Misfits’ Matt Stokoe stars in British horror film Hollow, on DVD from 28 January 2013

Hollow horror film DVD

Since contemporary found footage transitioned into a full-blown medium – like colour film, 3D and the talkies – that brief period when there was basically just The Blair Witch Project and a lot of films that were trying to be The Blair Witch Project seems a very long way away indeed.

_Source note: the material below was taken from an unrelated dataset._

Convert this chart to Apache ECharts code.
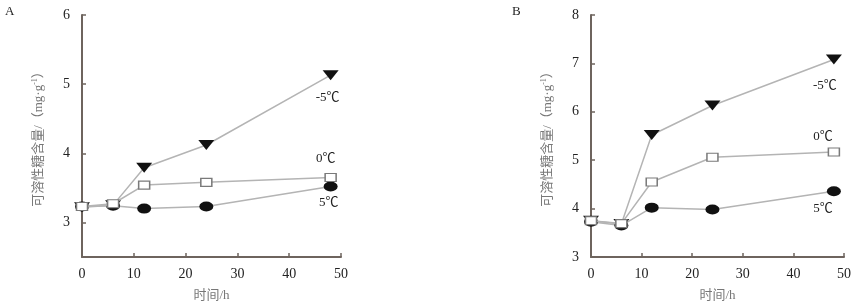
<!DOCTYPE html>
<html><head><meta charset="utf-8">
<script src="https://cdn.jsdelivr.net/npm/echarts@6/dist/echarts.min.js"></script>
<style>html,body{margin:0;padding:0;background:#fff}#c{width:857px;height:307px}</style>
</head><body><div id="c"></div>
<script>
const hours = [0, 6, 12, 24, 48];
const seriesNames = ['5℃', '-5℃', '0℃'];
const A_m5 = [3.22, 3.25, 3.79, 4.12, 5.13];
const A_0 = [3.23, 3.27, 3.54, 3.58, 3.65];
const A_5 = [3.23, 3.24, 3.20, 3.23, 3.52];
const B_m5 = [3.75, 3.68, 5.52, 6.13, 7.08];
const B_0 = [3.75, 3.69, 4.55, 5.06, 5.17];
const B_5 = [3.73, 3.65, 4.02, 3.98, 4.36];
const xTicks = [0, 10, 20, 30, 40, 50];
const yTicksA = [3, 4, 5, 6];
const yTicksB = [3, 4, 5, 6, 7, 8];
const xTitle = '时间/h';
const yTitle = '可溶性糖含量/（mg·g';

const FONT = '"Liberation Serif","Noto Sans CJK SC",serif';
const AX = '#6e645e';
const LINE = '#b4b4b4';

function pts(vals, labelText, labelCfg) {
  return hours.map((h, i) => {
    const d = { value: [h, vals[i]] };
    if (i === hours.length - 1) {
      d.label = Object.assign({ show: true, formatter: labelText, color: '#222', fontFamily: FONT, fontSize: 13 }, labelCfg);
    }
    return d;
  });
}
function mk(idx, vals, name, lab) {
  const base = { type: 'line', xAxisIndex: idx, yAxisIndex: idx, name: name, z: 2,
    lineStyle: { color: LINE, width: 1.5 }, showSymbol: true, animation: false };
  const d = pts(vals, name, lab);
  if (name === '-5℃') return Object.assign(base, { data: d, symbol: 'triangle', symbolRotate: 180, symbolSize: [16, 10], itemStyle: { color: '#111' }, z: 3 });
  if (name === '0℃') return Object.assign(base, { data: d, symbol: 'rect', symbolSize: [11, 8], itemStyle: { color: '#fff', borderColor: '#7a7a7a', borderWidth: 1.3 }, z: 4 });
  return Object.assign(base, { data: d, symbol: 'circle', symbolSize: [14, 10], itemStyle: { color: '#111' }, z: 2 });
}
function xAx(i) {
  return { gridIndex: i, type: 'value', min: 0, max: 50, interval: 10,
    axisLine: { lineStyle: { color: AX, width: 2 } },
    axisTick: { inside: true, length: 4, lineStyle: { color: AX, width: 1.5 } },
    axisLabel: { color: '#222', fontFamily: FONT, fontSize: 14, margin: 10 },
    splitLine: { show: false },
    name: xTitle, nameLocation: 'middle', nameGap: 32,
    nameTextStyle: { color: '#777', fontFamily: FONT, fontSize: 13 } };
}
function yAx(i, min, max, ticks) {
  return { gridIndex: i, type: 'value', min: min, max: max,
    axisLine: { show: true, lineStyle: { color: AX, width: 2 } },
    axisTick: { show: true, inside: true, length: 4, customValues: ticks, lineStyle: { color: AX, width: 1.5 } },
    axisLabel: { color: '#222', fontFamily: FONT, fontSize: 14, margin: 12, customValues: ticks },
    splitLine: { show: false },
    name: '{t|' + yTitle + '}{s|-1}{t|）}', nameLocation: 'middle', nameGap: 35,
    nameTextStyle: { rich: {
      t: { color: '#777', fontFamily: FONT, fontSize: 13 },
      s: { color: '#777', fontFamily: FONT, fontSize: 8, verticalAlign: 'top', padding: [0, 0, 8, 0] } } } };
}
const chart = echarts.init(document.getElementById('c'), null, { renderer: 'canvas' });
chart.setOption({
  animation: false,
  grid: [
    { left: 82, top: 15, width: 259, height: 242 },
    { left: 591, top: 15, width: 253, height: 242 }
  ],
  xAxis: [xAx(0), xAx(1)],
  yAxis: [yAx(0, 2.5, 6, yTicksA), yAx(1, 3, 8, yTicksB)],
  graphic: [
    { type: 'text', left: 5, top: 5, style: { text: 'A', font: '13px ' + FONT, fill: '#222' } },
    { type: 'text', left: 512, top: 5, style: { text: 'B', font: '13px ' + FONT, fill: '#222' } }
  ],
  series: [
    mk(0, A_5, seriesNames[0], { position: 'bottom', distance: 5, offset: [-2, 0] }),
    mk(0, A_m5, seriesNames[1], { position: 'bottom', distance: 11, offset: [-3, 0] }),
    mk(0, A_0, seriesNames[2], { position: 'top', distance: 8, offset: [-5, 0] }),
    mk(1, B_5, seriesNames[0], { position: 'bottom', distance: 6, offset: [-11, 0] }),
    mk(1, B_m5, seriesNames[1], { position: 'bottom', distance: 15, offset: [-9, 0] }),
    mk(1, B_0, seriesNames[2], { position: 'top', distance: 4, offset: [-11, 0] })
  ]
});
</script></body></html>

Michael Axelgaard and Matthew Holt’s Hollow, then, is strangely refreshing as much as it’s a total narrative anachronism, treading keenly in the footprints of Eduardo Sanchez‘s 1999 gamechanger as a group of friends hit the countryside and find themselves in the orbit of a local curse that stretches back hundreds of years to a monk that either raped and murdered the object of his affections and was strung up alongside her from a hollow tree, or, in the PG-13 version, both hanged themselves rather than be parted. Inevitable strange happenings unravel the group dynamic, giving everyone an opportunity to lose their shit turn the camera on themselves for that all important breathless reaction shot as they get picked off one-by-one, snatched up in the proverbial claws of some ancient evil.

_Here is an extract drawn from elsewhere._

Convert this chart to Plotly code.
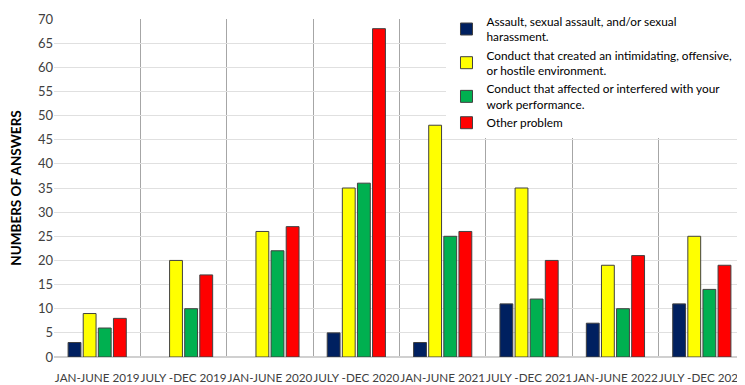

The overlapping story is fairly contrived and lumpen throughout – the local vicar is evasive about local weirdness to point of being aggressive, and a creepy yokel provides oodles of exposition like any number of toothless neo-peasants throughout horror history. Similarly, the characters introduce themselves through the same irritating fuzzy felt set up as the Chernobyl Diaries or Cloverfield by simply turning the camera on and going “I’m a dickhead, these are my dickhead friends and look at all the fun we’re going to have.” In short, Hollow starts off with every indication of being every bit the faded third generation photocopy of something good as last year’s excretable The Devil Inside.

The core four cast members, lead by Misfits Series 4 regular Matt Stokoe, craft something fairly involving out of this generic material through bullish acting determination – steamrolling down all resistance in the viewer as drama layers drama like an episode of Hollyoaks projected over an episode of Brookside on the side of a ghost train. The naturalistic dialogue and the intensity of their disintegrating relationships all the more visceral as we effectively watch them unfold through the POV of whoever is holding the camera at that one time.

Away from the guff about haunted trees our dramabomb begins to tick when Scott (Stokoe)’s coked-up loutish tendencies drive a wedge between him and his stuffy fiancé Emma (Hollyoaks Later‘s Emily Plumtree). Tom flirts with summer dress-wearing blonde stereotype Lynne (Jessica Ellerby) and torments the quieter, more sensitive James (Whitechapel‘s Sam Stockman). Still carrying a torch for Emma, his teenage crush, and increasingly obsessive in his desire to prove Tom an arse on film and win her back, James becomes ensnared in the malign influence of the hollow tree in the films title – disappearing into dark spaces in a nearby ruined abbey and getting transfixed by the play of sunlight through its arches or the drop from a cliff edge. The horror to come foreshadowed by these dissonant flashes of images and sound from the camera like snapshots from his shattered psyche.

With all the forbidding rural mythology, strange omens, dead wildlife, and people weeping into the camera lens, its hard to escape the influence of The Blair Witch Project. But if Hollow has forfeited its imagination and ingenuity by standing far too close to the format’s progenitor, the lip-chewing intensity of the ensemble and the stark impact of the finale by contrast represent the best you can get from peering over another’s shoulder.